YLKI Minta OJK Atur Besaran Suku Bunga Fintech, Ini Kata Zulmi
MAKASSAR - Yayasan Lembaga Konsumen Indonesia (YLKI) meminta Otoritas Jasa Keuangan (OJK) mengatur besaran maksimal suku bunga yang dikenakan penyedia layanan financial technologi (fintech) kepada konsumen.
Ketua Harian YLKI Tulus Abadi dilansir Tribunnews menuturkan, hal tersebut perlu dilakukan OJK karena sudah banyak pengguna fintech merasa suku bunga yang diterapkan terlalu tinggi.
"Artinya harus diatur OJK harus ada kajian ekonomi. OJK harus turun tangan, kalau enggak bubarin aja OJK kalau enggak bisa atur," kata Tulus di Jakarta.
Menanggapi hal tersebut, Kepala OJK RO 6 Sulawesi, Maluku, dan Papua (Sulampua), Zulmi yang dihubungi Selasa (20/11/2018) menuturkan, besaran suku bunga mengindikasikan tingkat risiko pinjaman yang diberikan.
"Semakin rendah risiko yang mungkin timbul akan semakin rendah suku bunganya," kata Zulmi.
Jadi besaran suku bunga sangat ditentukan oleh risiko yang mungkin timbul. Artinya mekanisme pasar berperan. "Fintech mengadopsi itu dan yah seperti itu adanya," ujar lelaki berkacamata itu.
Selama ini, kata dia, kredit di fintech telah disetujui, dan pastikan suku bunga yang diberikan sudah disepakati sehingga tidak ada yang merasa dirugikan.
"Jika dirasa suku bunga terlalu tinggi dan memberatkan, sebaiknya cari sumber pendanaan lain misalnya melalui bank," katanya.
Ia menawarkan Kredit Usaha Rakyat (KUR) dengan suku hunga 7 persen. "Yang lebih penting kemampuan dan komitmen mengembalikan pinjaman sesuai yang disepakati," katanya.
Bunga hingga 30 Persen
Sebelumnya, masyarakat yang mengadu ke YLKI mengaku dikenai bunga yang beragam oleh para penyedia layanan fintech. Bunga yang dikenakan berkisar antara 10 sampai 30 persen.
Menurut Ketua Harian YLKI Tulus Abadi, perlu memberikan standarisasi bunga seperti yang dilakukan di dunia perbankan. Hal ini perlu dilakukan agar fintexh tak semaunya.
"OJK harus turun tangan mengatur besaran bunga kalau sekarang belum diatur YLKI minta untuk diatur biar tidak liar. Karena di tengah literasi yang rendah, konsumen tereksploitasi bunga dan denda yang tak masuk akal. Jangan sampai fintech menjadi rentenir online," kata Tulus.

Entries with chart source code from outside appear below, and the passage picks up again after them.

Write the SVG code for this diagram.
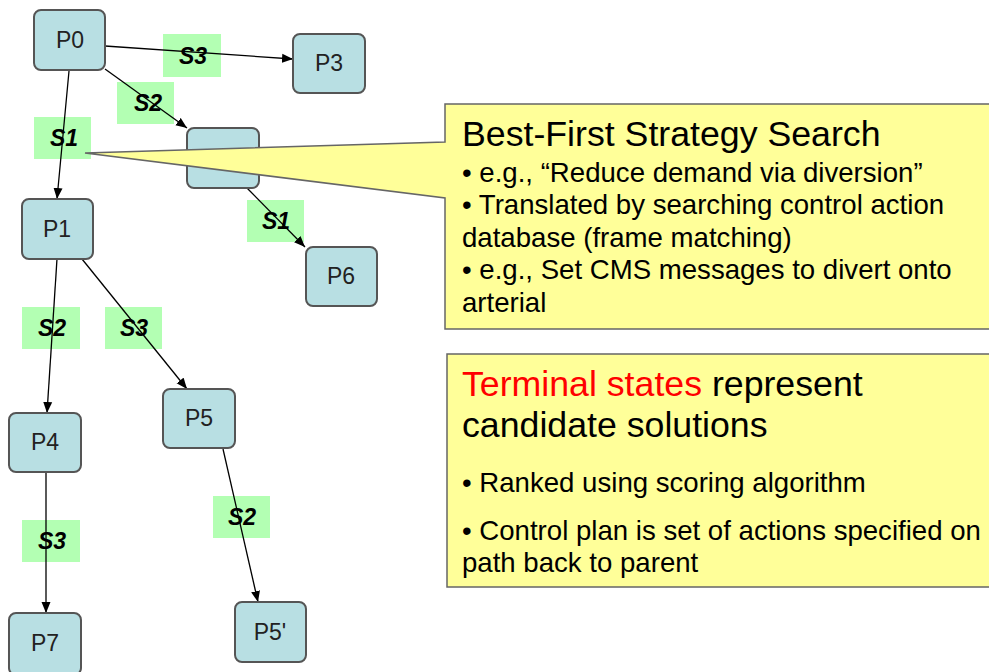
<svg xmlns="http://www.w3.org/2000/svg" width="989" height="672" viewBox="0 0 989 672">
<defs>
<marker id="arr" viewBox="0 0 11 10" refX="11" refY="5" markerWidth="11" markerHeight="10" markerUnits="userSpaceOnUse" orient="auto">
<path d="M0,0.5 L11,5 L0,9.5 Z" fill="#000"/>
</marker>
<style>
.node rect{fill:#b8dfe3;stroke:#555;stroke-width:2}
.node text{font-family:"Liberation Sans",Arial,sans-serif;font-size:23px;fill:#222;text-anchor:middle;dominant-baseline:central}
.lbl rect{fill:#b3ffb3;stroke:none}
.lbl text{font-family:"Liberation Sans",Arial,sans-serif;font-size:23px;font-weight:bold;font-style:italic;fill:#000;text-anchor:middle;dominant-baseline:central}
.edge{stroke:#000;stroke-width:1.3;fill:none;marker-end:url(#arr)}
.callout{fill:#ffff99;stroke:#666;stroke-width:1.5}
.t{font-family:"Liberation Sans",Arial,sans-serif;fill:#000}
.h{font-size:35.7px}
.b{font-size:27.6px}
</style>
</defs>
<rect width="989" height="672" fill="#fff"/>

<g id="labels" class="lbl">
<g id="l-p0-p3"><rect x="163" y="34" width="58" height="43"/><text x="193" y="56">S3</text></g>
<g id="l-p0-p2"><rect x="117" y="82" width="57" height="42"/><text x="148" y="103">S2</text></g>
<g id="l-p0-p1"><rect x="34" y="117" width="57" height="42"/><text x="64" y="138">S1</text></g>
<g id="l-p2-p6"><rect x="247" y="200" width="57" height="42"/><text x="276" y="221">S1</text></g>
<g id="l-p1-p4"><rect x="22" y="307" width="58" height="42"/><text x="52" y="328">S2</text></g>
<g id="l-p1-p5"><rect x="105" y="307" width="57" height="42"/><text x="134" y="328">S3</text></g>
<g id="l-p4-p7"><rect x="22" y="520" width="58" height="42"/><text x="52" y="541">S3</text></g>
<g id="l-p5-p5p"><rect x="213" y="496" width="57" height="42"/><text x="242" y="517">S2</text></g>
</g>

<g id="connectors">
<line class="edge" x1="105" y1="46" x2="293" y2="59"/>
<line class="edge" x1="105" y1="69" x2="187" y2="128"/>
<line class="edge" x1="69" y1="71" x2="57" y2="199"/>
<line class="edge" x1="247" y1="188" x2="305" y2="247"/>
<line class="edge" x1="57" y1="259" x2="47" y2="413"/>
<line class="edge" x1="82" y1="259" x2="187" y2="389"/>
<line class="edge" x1="46" y1="472" x2="46" y2="613"/>
<line class="edge" x1="223" y1="449" x2="258" y2="602"/>
</g>

<g id="P0" class="node"><rect x="34" y="10" width="71" height="60" rx="7"/><text x="70" y="40">P0</text></g>
<g id="P3" class="node"><rect x="293" y="34" width="72" height="59" rx="7"/><text x="329" y="63">P3</text></g>
<g id="P2" class="node"><rect x="187" y="128" width="72" height="60" rx="7"/></g>
<g id="P1" class="node"><rect x="22" y="199" width="71" height="60" rx="7"/><text x="57" y="229">P1</text></g>
<g id="P6" class="node"><rect x="306" y="247" width="71" height="59" rx="7"/><text x="341" y="276">P6</text></g>
<g id="P4" class="node"><rect x="9" y="413" width="72" height="59" rx="7"/><text x="45" y="442">P4</text></g>
<g id="P5" class="node"><rect x="163" y="389" width="72" height="59" rx="7"/><text x="199" y="418">P5</text></g>
<g id="P7" class="node"><rect x="9" y="613" width="72" height="62" rx="7"/><text x="45" y="643">P7</text></g>
<g id="P5p" class="node"><rect x="235" y="602" width="71" height="60" rx="7"/><text x="270" y="632">P5'</text></g>

<g id="callout-search">
<path class="callout" d="M445,104 L995,104 L995,329 L445,329 L445,198 L85,153 L445,142 Z"/>
<text class="t h" x="462" y="146">Best-First Strategy Search</text>
<text class="t b" x="462" y="182">• e.g., “Reduce demand via diversion”</text>
<text class="t b" x="462" y="214">• Translated by searching control action</text>
<text class="t b" x="462" y="247">database (frame matching)</text>
<text class="t b" x="462" y="279">• e.g., Set CMS messages to divert onto</text>
<text class="t b" x="462" y="312">arterial</text>
</g>

<g id="note-terminal">
<rect class="callout" x="447" y="354" width="548" height="233"/>
<text class="t h" x="462" y="396"><tspan fill="#ff0000">Terminal states</tspan> represent</text>
<text class="t h" x="462" y="437">candidate solutions</text>
<text class="t b" x="462" y="492">• Ranked using scoring algorithm</text>
<text class="t b" x="462" y="540">• Control plan is set of actions specified on</text>
<text class="t b" x="462" y="572">path back to parent</text>
</g>
</svg>
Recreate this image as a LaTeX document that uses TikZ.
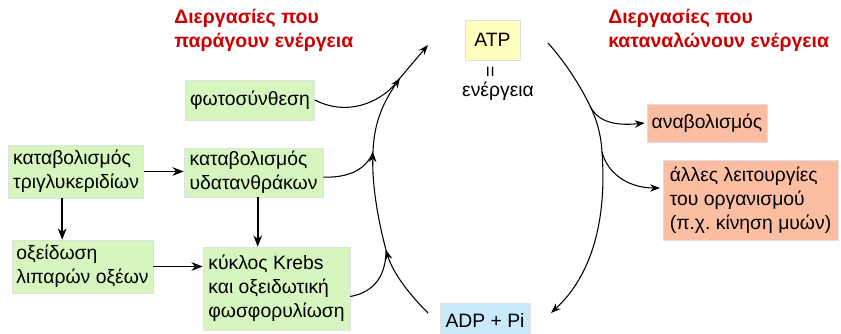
\documentclass[tikz,border=0pt]{standalone}
\usepackage{fontspec}
\setmainfont{Liberation Sans}
\usetikzlibrary{arrows.meta}
\definecolor{boxgreen}{HTML}{D7F5BF}
\definecolor{boxorange}{HTML}{FBBEA2}
\definecolor{boxyellow}{HTML}{FFFFBE}
\definecolor{boxblue}{HTML}{C9E9FB}
\definecolor{titlered}{HTML}{CC0000}
\frenchspacing
\begin{document}
\begin{tikzpicture}[x=0.75pt,y=-0.75pt,
  every node/.style={font=\fontsize{14.5}{18}\selectfont, inner sep=0pt},
  box/.style={draw=black!12, line width=0.4pt, inner xsep=3.5pt, inner ysep=0pt, anchor=center, align=left},
  gbox/.style={box, fill=boxgreen},
  obox/.style={box, fill=boxorange},
  heading/.style={text=titlered, font=\bfseries\fontsize{14.6}{18}\selectfont, align=left, anchor=north west},
  link/.style={line width=1.2pt, -{Stealth[length=8.5pt,width=6.5pt]}},
  flow/.style={line width=0.8pt},
  tipped/.style={flow, -{Stealth[length=7.5pt,width=5.5pt]}}
]
\useasboundingbox (0,0) rectangle (841,333);

% headings
\node[heading] (prodtitle) at (174,9) {Διεργασίες που\\παράγουν ενέργεια};
\node[heading] (constitle) at (608,9) {Διεργασίες που\\καταναλώνουν ενέργεια};

% energy carriers
\node[box, fill=boxyellow, minimum width=41.25pt, minimum height=30pt] (atp) at (492.5,40) {ATP};
\node[rotate=90] (equals) at (492,72) {=};
\node (energy) at (498,91) {ενέργεια};
\node[box, fill=boxblue, minimum width=67.5pt, minimum height=25.5pt] (adp) at (485,320) {ADP + Pi};

% energy-producing processes
\node[gbox, minimum width=94.5pt, minimum height=30pt] (phot) at (250,100) {φωτοσύνθεση};
\node[gbox, minimum width=100.5pt, minimum height=39.75pt] (trig) at (76,171.5) {καταβολισμός\\τριγλυκεριδίων};
\node[gbox, minimum width=104.25pt, minimum height=36.75pt] (ydat) at (253.5,172.5) {καταβολισμός\\υδατανθράκων};
\node[gbox, minimum width=105.75pt, minimum height=39.75pt] (oxei) at (82.5,266.5) {οξείδωση\\λιπαρών οξέων};
\node[gbox, minimum width=110.25pt, minimum height=62.25pt] (krebs) at (276.5,288.5) {κύκλος Krebs\\και οξειδωτική\\φωσφορυλίωση};

% energy-consuming processes
\node[obox, minimum width=90pt, minimum height=28.5pt] (anab) at (707,123) {αναβολισμός};
\node[obox, minimum width=131.25pt, minimum height=60pt] (alles) at (750.5,200) {άλλες λειτουργίες\\του οργανισμού\\(π.χ. κίνηση μυών)};

% links between the catabolic pathways
\draw[link] (trig.east) -- (trig.east -| ydat.west);
\draw[link] ([xshift=40.5pt]trig.south west) -- ([xshift=40.5pt]trig.south west |- oxei.north);
\draw[link] ([xshift=55.5pt]ydat.south west) -- ([xshift=55.5pt]ydat.south west |- krebs.north);
\draw[link] (oxei.east) -- (oxei.east -| krebs.west);

% cycle: ADP + Pi up to ATP
\coordinate (lstart) at (428,313);
\coordinate (jkrebs) at (386,250);
\coordinate (jydat) at (373,152);
\coordinate (jphot) at (400,78);
\coordinate (lend) at (428,45);
\draw[tipped] (lstart) .. controls (405,290) and (392,270) .. (jkrebs);
\draw[tipped] (jkrebs) .. controls (378,220) and (372,185) .. (jydat);
\draw[tipped] (jydat) .. controls (374,120) and (385,100) .. (jphot);
\draw[tipped] (jphot) -- (lend);
\draw[flow] (phot.east) .. controls (350,118) and (385,100) .. (jphot);
\draw[flow] ([yshift=-3.5pt]ydat.east) .. controls (355,178) and (368,165) .. (jydat);
\draw[flow] ([yshift=-6pt]krebs.east) .. controls (375,292) and (386,275) .. (jkrebs);

% cycle: ATP down to ADP + Pi
\coordinate (rstart) at (548,43);
\coordinate (janab) at (590,106);
\coordinate (jalles) at (602,152);
\coordinate (rend) at (551,313);
\draw[flow] (rstart) .. controls (565,62) and (580,85) .. (janab);
\draw[flow] (janab) .. controls (597,120) and (601,135) .. (jalles);
\draw[tipped] (jalles) .. controls (607,220) and (592,275) .. (rend);
\draw[tipped] (janab) .. controls (598,122) and (615,126) .. ([xshift=-1.5pt]anab.west);
\draw[tipped] (jalles) .. controls (608,175) and (630,188) .. ([xshift=-2pt,yshift=9pt]alles.west);
\end{tikzpicture}
\end{document}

YLKI sendiri hingga November 2018 mengaku telah mendapat aduan terkait fintech sebanyak 200 laporan. Laporan tersebut rata-rata mengenai tingginya suku bunga hingga cara penagihan utang yang dilakukan penyedia jasa layanan Fintech.
"Kami juga merekomendasikan pada konsumen, pertama untuk membaca syarat dan ketentuan ketika klik fintech, karena kasus itu terjadi karena konsumen tidak membaca itu, tidak tahu dan kemudian di tengah jalan konsumen problemnya rata-rata menunggak cicilan," katanya.